Section 47(b) of the Investment Company Act does not impliedly empower private parties to sue for rescission of contracts that allegedly violate the Act. Congress, not the Judiciary, decides who may enforce federal law, and when it creates a private right of action it usually does so expressly. Section 47(b) is a mandate directed to courts rather than a provision that confers a right on a specified class of persons: the key actor is a court, which is told not to deny the remedy of rescission to parties who request it for performed contracts unless the equities and the Act’s goals favor a different result. The statute’s structure points the same way — the Securities and Exchange Commission bears primary responsibility for enforcing the ICA, and Congress’s creation of a comprehensive agency enforcement scheme, together with two expressly provided private rights of action elsewhere in the Act, confirms that private parties generally cannot enforce it. Saba’s reliance on Transamerica Mortgage Advisors, Inc. v. Lewis (TAMA) is unavailing, because Congress amended Section 47(b) in 1980, deleting the “shall be void” language on which TAMA’s reasoning turned and shifting the focus to a court’s remedial authority.

The Court

Justice Barrett delivered the opinion of the Court, in which Chief Justice Roberts and Justices Thomas, Alito, Gorsuch, and Kavanaugh joined. Justice Kagan filed a dissenting opinion. Justice Jackson filed a dissenting opinion, in which Justice Sotomayor joined, and in which Justice Kagan joined as to Parts I and II.

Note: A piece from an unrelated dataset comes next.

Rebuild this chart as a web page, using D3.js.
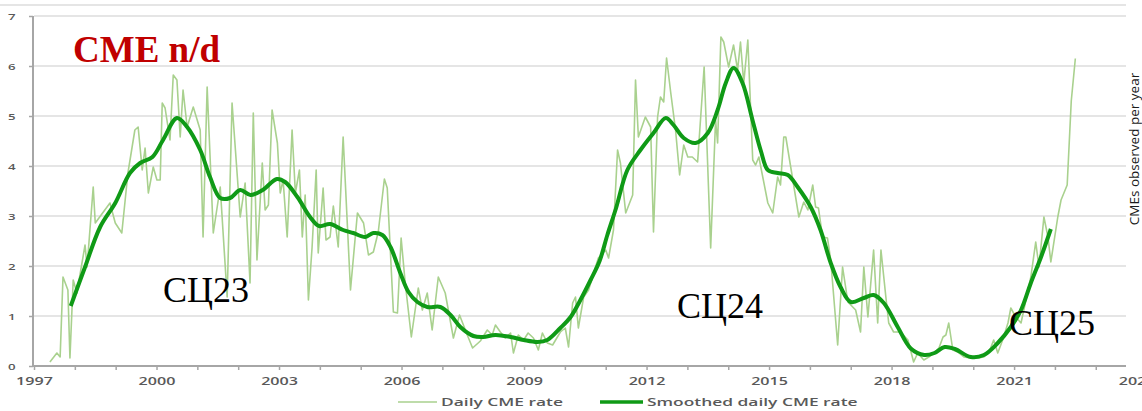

What this episode contains

This episode is an AI-narrated reading of the majority opinion in FS Credit Opportunities Corp. v. Saba Capital Master Fund, Ltd., written by Justice Barrett.

AI disclosure: The voice in this episode is AI-generated, using a machine learning model styled to loosely resemble the authoring justice. Tone, inflection, pacing, and emphasis are artifacts of the model and should not be attributed to Justice Barrett. The text being read is the Court’s published majority opinion, lightly adapted to improve readability for the spoken format.